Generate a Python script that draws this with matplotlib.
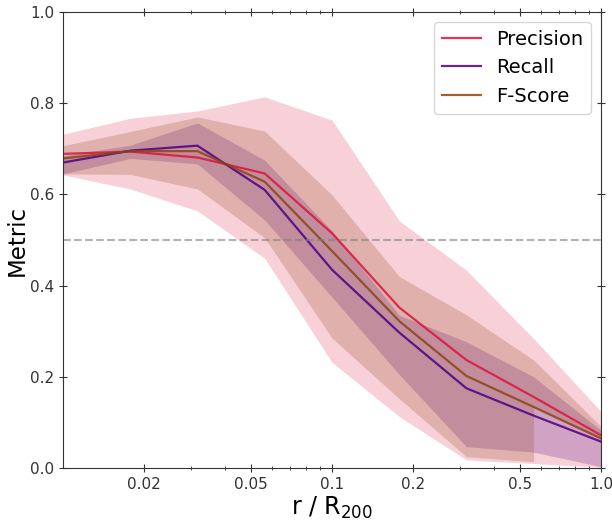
import numpy as np
import matplotlib
matplotlib.use("Agg")
import matplotlib.pyplot as plt

# radial bins (r / R200), log spaced
r_bins = [0.01, 0.0178, 0.0316, 0.0562, 0.1, 0.178, 0.316, 0.562, 1.0]

precision = [0.689, 0.694, 0.681, 0.646, 0.515, 0.352, 0.237, 0.156, 0.072]
precision_hi = [0.732, 0.767, 0.783, 0.814, 0.763, 0.542, 0.434, 0.284, 0.124]
precision_lo = [0.643, 0.612, 0.564, 0.460, 0.232, 0.113, 0.018, 0.010, 0.002]

recall = [0.670, 0.696, 0.707, 0.610, 0.435, 0.297, 0.175, 0.115, 0.058]
recall_hi = [0.685, 0.708, 0.757, 0.675, 0.520, 0.335, 0.277, 0.200, 0.083]
recall_lo = [0.645, 0.679, 0.667, 0.544, 0.375, 0.205, 0.047, 0.035, 0.003]

fscore = [0.679, 0.695, 0.695, 0.628, 0.476, 0.322, 0.202, 0.134, 0.065]
fscore_hi = [0.707, 0.738, 0.770, 0.739, 0.599, 0.420, 0.336, 0.237, 0.091]
fscore_lo = [0.645, 0.644, 0.612, 0.505, 0.285, 0.152, 0.025, 0.014, np.nan]

series = [
    ("Precision", precision, precision_lo, precision_hi, "crimson", 0.2),
    ("Recall", recall, recall_lo, recall_hi, "indigo", 0.22),
    ("F-Score", fscore, fscore_lo, fscore_hi, "saddlebrown", 0.22),
]

fig = plt.figure(figsize=(6.12, 5.23), dpi=100)
ax = fig.add_axes([0.103, 0.105, 0.879, 0.872])

x = np.array(r_bins)
# bands drawn as two halves either side of the mean
for name, mid, lo, hi, col, a in series:
    mid = np.array(mid, dtype=float)
    ax.fill_between(x, np.array(lo, dtype=float), mid, color=col, alpha=a, lw=0)
    ax.fill_between(x, mid, np.array(hi, dtype=float), color=col, alpha=a, lw=0)

for name, mid, lo, hi, col, a in series:
    ax.plot(x, mid, color=col, lw=1.6, alpha=0.85, label=name)

ax.axhline(0.5, color="gray", ls="--", lw=1.5, alpha=0.6)

ax.set_xscale("log")
ax.set_xlim(0.01, 1.0)
ax.set_ylim(0.0, 1.0)
ax.set_xticks([0.02, 0.05, 0.1, 0.2, 0.5, 1.0])
ax.set_xticklabels(["0.02", "0.05", "0.1", "0.2", "0.5", "1.0"])
ax.set_yticks([0.0, 0.2, 0.4, 0.6, 0.8, 1.0])
ax.set_yticklabels(["0.0", "0.2", "0.4", "0.6", "0.8", "1.0"])
ax.tick_params(which="both", direction="inout", top=True, right=True,
               labelsize=11, colors="#333333")
ax.tick_params(which="major", length=6)
ax.tick_params(which="minor", length=3)
for s in ax.spines.values():
    s.set_color("#333333")

ax.set_xlabel("r / R$_{200}$", fontsize=17, labelpad=2)
ax.set_ylabel("Metric", fontsize=16.5, labelpad=1)
ax.legend(loc="upper right", fontsize=14, handlelength=2.0)

fig.savefig("out.png", dpi=100)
☆ ☆ ☆ ☆ ☆
Stated problem:
Skip every picture and return the lines above from the top through the one that contains "0.316, 0.562, 1.0]".

In response:
Generate a Python script that draws this with matplotlib.
import numpy as np
import matplotlib
matplotlib.use("Agg")
import matplotlib.pyplot as plt

# radial bins (r / R200), log spaced
r_bins = [0.01, 0.0178, 0.0316, 0.0562, 0.1, 0.178, 0.316, 0.562, 1.0]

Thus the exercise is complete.